Sociology, Department of
Document Type
Article
Date of this Version
1991
Citation
Hill, Michael R. 1991. “The Centennial Ethic and the Spirit of Archivalism.” Paper presented to the Kansas Sociological Society, Lawrence, Kansas, April 6.
Abstract
My thinking about the possible relationships between centennials and archives was prompted first by my own work on archives and archival methodology (Hill 1989, 1990, Forthcoming) and second by the upcoming centennial of the American Sociological Association (ASA) in 2005. It is to the centennial of the Department of Sociology at the University of Kansas, however, to which I owe the specific impetus to prepare this paper. I am very pleased, as a neighbor from Nebraska, to celebrate with you the founding of the world's very first department of sociology at the University of Kansas (Sica 1983).
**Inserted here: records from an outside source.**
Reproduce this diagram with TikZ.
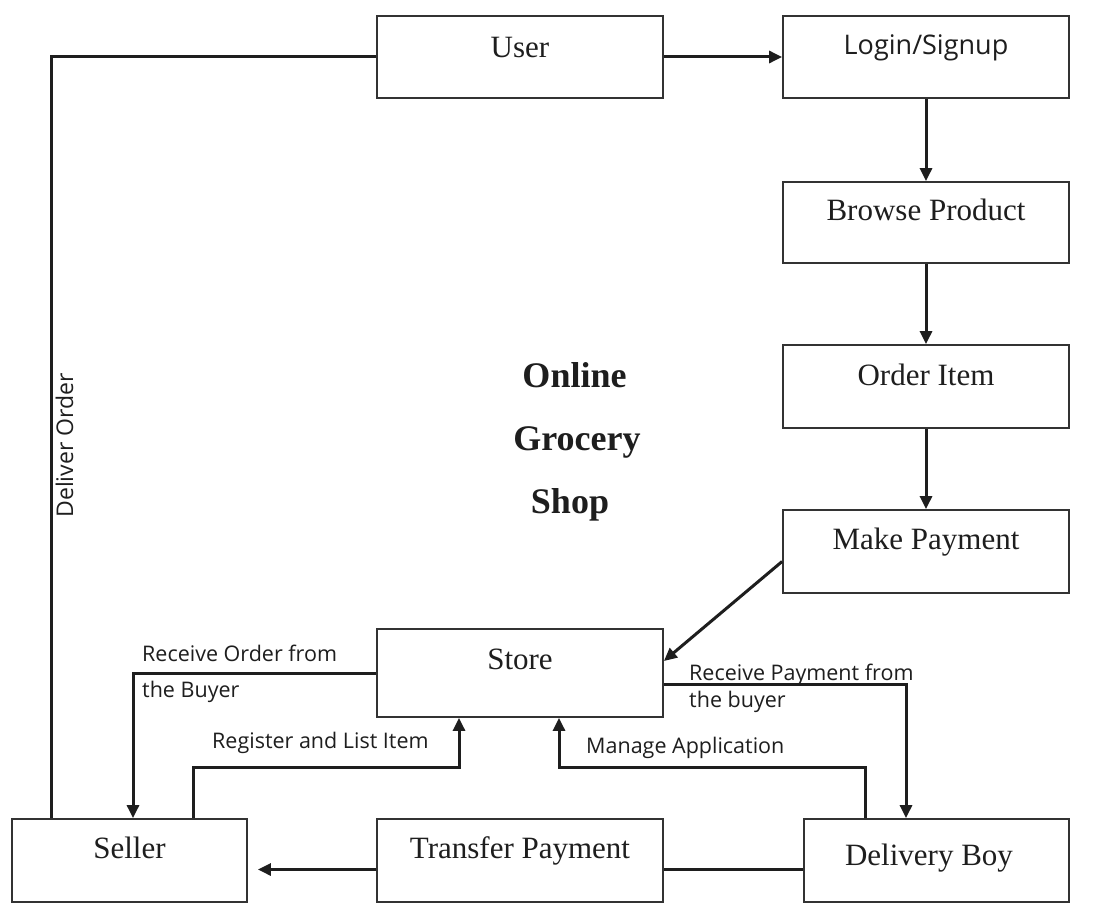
\documentclass[tikz,border=0pt]{standalone}
\usepackage{fontspec}
\setmainfont{Liberation Serif}
\newfontfamily\lblfont{Open Sans}
\usetikzlibrary{arrows.meta}
\definecolor{ink}{HTML}{1E1E1E}
\definecolor{edge}{HTML}{333333}
\tikzset{
  box/.style={draw=edge, line width=1.8pt, inner sep=0pt},
  boxtxt/.style={anchor=base, inner sep=0pt, text=ink, font=\fontsize{31}{31}\selectfont},
  conn/.style={draw=ink, line width=3pt},
  arr/.style={conn, -{Triangle[length=13pt,width=12pt]}},
  lbl/.style={anchor=base west, inner sep=0pt, text=ink, font=\lblfont\fontsize{21.5}{21.5}\selectfont},
  ttl/.style={anchor=base, inner sep=0pt, text=ink, font=\bfseries\fontsize{36}{36}\selectfont}
}
\begin{document}
\begin{tikzpicture}[x=1pt,y=-1pt]
\useasboundingbox[fill=white] (0,0) rectangle (1094,923);

% boxes
\node[box, minimum width=286pt, minimum height=82pt] (user) at (520,57) {};
\node[box, minimum width=286pt, minimum height=82pt] (login) at (926,57) {};
\node[box, minimum width=286pt, minimum height=81pt] (browse) at (926,222.5) {};
\node[box, minimum width=286pt, minimum height=83pt] (order) at (926,386.5) {};
\node[box, minimum width=286pt, minimum height=83pt] (pay) at (926,551.5) {};
\node[box, minimum width=286pt, minimum height=88pt] (store) at (520,673) {};
\node[box, minimum width=235pt, minimum height=83pt] (seller) at (129.5,860.5) {};
\node[box, minimum width=286pt, minimum height=83pt] (transfer) at (520,860.5) {};
\node[box, minimum width=265pt, minimum height=83pt] (dboy) at (936.5,860.5) {};

% box texts
\node[boxtxt] (tuser) at (520,58) {User};
\node[boxtxt, font=\lblfont\fontsize{27}{27}\selectfont] (tlogin) at (926,55) {Login/Signup};
\node[boxtxt] (tbrowse) at (926,220) {Browse Product};
\node[boxtxt] (torder) at (926,385) {Order Item};
\node[boxtxt] (tpay) at (926,549) {Make Payment};
\node[boxtxt] (tstore) at (520,669) {Store};
\node[boxtxt] (tseller) at (129.5,858) {Seller};
\node[boxtxt] (ttransfer) at (520,858) {Transfer Payment};
\node[boxtxt] (tdboy) at (929,865) {Delivery Boy};

% title
\node[ttl] (t1) at (574.5,387) {Online};
\node[ttl] (t2) at (577,450) {Grocery};
\node[ttl] (t3) at (570,513) {Shop};

% connectors
\coordinate (d1) at (51,57);
\draw[conn] (user.west) -- (d1) -- (d1 |- seller.north);
\draw[arr] (user.east) -- (login.west);
\draw[arr] (login.south) -- (browse.north);
\draw[arr] (browse.south) -- (order.north);
\draw[arr] (order.south) -- (pay.north);
\draw[arr] ([yshift=-10pt]pay.west) -- ([yshift=12pt]store.east);
\draw[arr] (store.west) -| ([xshift=3.5pt]seller.north);
\coordinate (r1) at (193,767);
\draw[arr] (r1 |- seller.north) -- (r1) -| ([xshift=-61pt]store.south);
\draw[arr] ([yshift=-11pt]store.east) -| ([xshift=-30.5pt]dboy.north);
\coordinate (m1) at (865,767);
\draw[arr] (m1 |- dboy.north) -- (m1) -| ([xshift=39pt]store.south);
\draw[conn] ([yshift=-9pt]dboy.west) -- ([yshift=-9pt]transfer.east);
\draw[arr, shorten >=10pt] ([yshift=-9pt]transfer.west) -- ([yshift=-9pt]seller.east);

% labels
\node[lbl, anchor=base, rotate=90, font=\lblfont\fontsize{23}{23}\selectfont] (ldeliver) at (73,445.5) {Deliver Order};
\node[lbl] (lro1) at (142,661) {Receive Order from};
\node[lbl] (lro2) at (142,697) {the Buyer};
\node[lbl] (lreg) at (212,748) {Register and List Item};
\node[lbl] (lrp1) at (689,680) {Receive Payment from};
\node[lbl] (lrp2) at (689,707) {the buyer};
\node[lbl] (lman) at (586,753) {Manage Application};
\end{tikzpicture}
\end{document}
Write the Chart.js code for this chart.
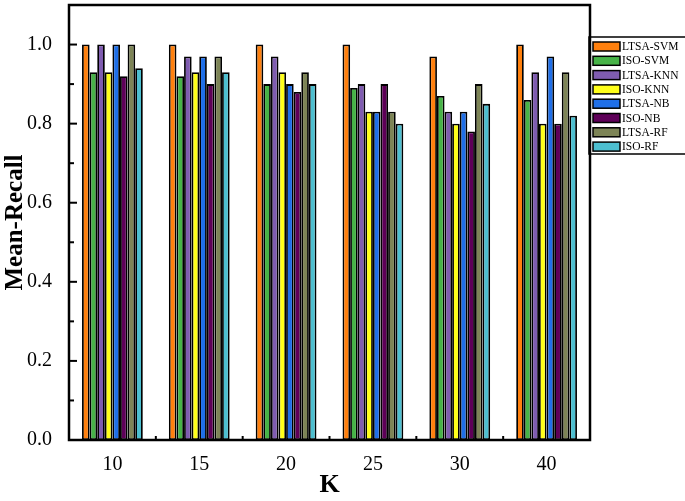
<!DOCTYPE html>
<html>
<head>
<meta charset="utf-8">
<script src="https://cdn.jsdelivr.net/npm/chart.js@4"></script>
<style>
    html, body { margin: 0; padding: 0; background: #fff; overflow: hidden; }
    #wrap { width: 685px; height: 501px; position: relative; }
</style>
</head>
<body>
<div id="wrap"><canvas id="recallChart"></canvas></div>
<script>
const kValues = ["10", "15", "20", "25", "30", "40"];
const seriesNames = ["LTSA-SVM", "ISO-SVM", "LTSA-KNN", "ISO-KNN", "LTSA-NB", "ISO-NB", "LTSA-RF", "ISO-RF"];
const seriesColors = ["#ff800e", "#47b347", "#7f5cb0", "#ffff1a", "#1f6fe8", "#5e0058", "#7d8456", "#4dbfd0"];

const ltsaSvm = [1.00, 1.00, 1.00, 1.00, 0.97, 1.00];
const isoSvm  = [0.93, 0.92, 0.90, 0.89, 0.87, 0.86];
const ltsaKnn = [1.00, 0.97, 0.97, 0.90, 0.83, 0.93];
const isoKnn  = [0.93, 0.93, 0.93, 0.83, 0.80, 0.80];
const ltsaNb  = [1.00, 0.97, 0.90, 0.83, 0.83, 0.97];
const isoNb   = [0.92, 0.90, 0.88, 0.90, 0.78, 0.80];
const ltsaRf  = [1.00, 0.97, 0.93, 0.83, 0.90, 0.93];
const isoRf   = [0.94, 0.93, 0.90, 0.80, 0.85, 0.82];

const seriesValues = [ltsaSvm, isoSvm, ltsaKnn, isoKnn, ltsaNb, isoNb, ltsaRf, isoRf];

const serif = "'Liberation Serif', 'Times New Roman', serif";

// frame, inward ticks and boxed legend
const framePlugin = {
    id: "frame",
    afterDatasetsDraw(chart) {
        const { ctx, chartArea: a, scales: { x, y } } = chart;
        ctx.save();
        ctx.strokeStyle = "#000";
        ctx.lineWidth = 2.5;
        ctx.strokeRect(a.left, a.top, a.right - a.left, a.bottom - a.top);

        ctx.lineWidth = 2;
        y.ticks.forEach(t => {
            if (t.value <= 0 || t.value >= y.max - 1e-6) return;
            const py = y.getPixelForValue(t.value);
            const major = Math.round(t.value * 10) % 2 === 0;
            ctx.beginPath();
            ctx.moveTo(a.left, py);
            ctx.lineTo(a.left + (major ? 8 : 5), py);
            ctx.stroke();
        });
        for (let i = 1; i < kValues.length; i++) {
            const px = (x.getPixelForValue(i - 1) + x.getPixelForValue(i)) / 2;
            ctx.beginPath();
            ctx.moveTo(px, a.bottom);
            ctx.lineTo(px, a.bottom - 4);
            ctx.stroke();
        }

        // legend
        const lx = 589, ly = 37, rowH = 14.3;
        ctx.lineWidth = 1.5;
        ctx.strokeRect(lx, ly, 110, 117);
        ctx.font = "11.5px " + serif;
        ctx.textBaseline = "middle";
        ctx.fillStyle = "#000";
        chart.data.datasets.forEach((ds, i) => {
            const sy = ly + 5 + i * rowH;
            ctx.fillStyle = ds.backgroundColor;
            ctx.fillRect(lx + 4, sy, 27, 9);
            ctx.strokeStyle = "#000";
            ctx.strokeRect(lx + 4, sy, 27, 9);
            ctx.fillStyle = "#000";
            ctx.fillText(ds.label, lx + 33, sy + 5);
        });
        ctx.restore();
    }
};

const ctx = document.getElementById("recallChart");
new Chart(ctx, {
    type: "bar",
    data: {
        labels: kValues,
        datasets: seriesNames.map((name, i) => ({
            label: name,
            data: seriesValues[i],
            backgroundColor: seriesColors[i],
            borderColor: "#000",
            borderWidth: 1.8,
            borderSkipped: false,
            categoryPercentage: 0.7,
            barPercentage: 1.0
        }))
    },
    options: {
        responsive: true,
        maintainAspectRatio: false,
        animation: false,
        layout: { padding: { top: 5, right: 95, left: 0, bottom: 0 } },
        plugins: {
            legend: { display: false },
            tooltip: { enabled: false }
        },
        scales: {
            x: {
                grid: { display: false },
                border: { display: false },
                ticks: { color: "#000", padding: 5, font: { family: serif, size: 20 } },
                title: {
                    display: true, text: "K", color: "#000",
                    font: { family: serif, size: 26, weight: "bold" },
                    padding: { top: -4, bottom: 0 }
                },
                afterFit: s => { s.height = 61; }
            },
            y: {
                min: 0,
                max: 1.1,
                grid: { display: false },
                border: { display: false },
                ticks: {
                    stepSize: 0.1,
                    color: "#000",
                    padding: 9,
                    font: { family: serif, size: 20 },
                    callback: v => {
                        const n = Math.round(v * 10);
                        return (n % 2 === 0 && n <= 10) ? (n / 10).toFixed(1) : "";
                    }
                },
                title: {
                    display: true, text: "Mean-Recall", color: "#000",
                    font: { family: serif, size: 25, weight: "bold" },
                    padding: { top: 1, bottom: 0 }
                },
                afterFit: s => { s.width = 69; s.paddingTop = 0; s.paddingBottom = 0; }
            }
        }
    },
    plugins: [framePlugin]
});
</script>
</body>
</html>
We are, of course, duly proud of our own sociological record at Nebraska (Hertzler 1979; Hill 1988, 1989; Howard 1988; Warner 1989), and I note with some relish that it was a chancellor of the University of Kansas who in 1902 "pointed to Nebraska as an example of what a western university could do, and called upon Kansas supporters to waste no time in emulating the academic work of their neighbor to the north" (Manley 1969: 148). My hope today is that, if I fail to provide a worthy model for emulation, you will at least find food for thought somewhere in my commentary.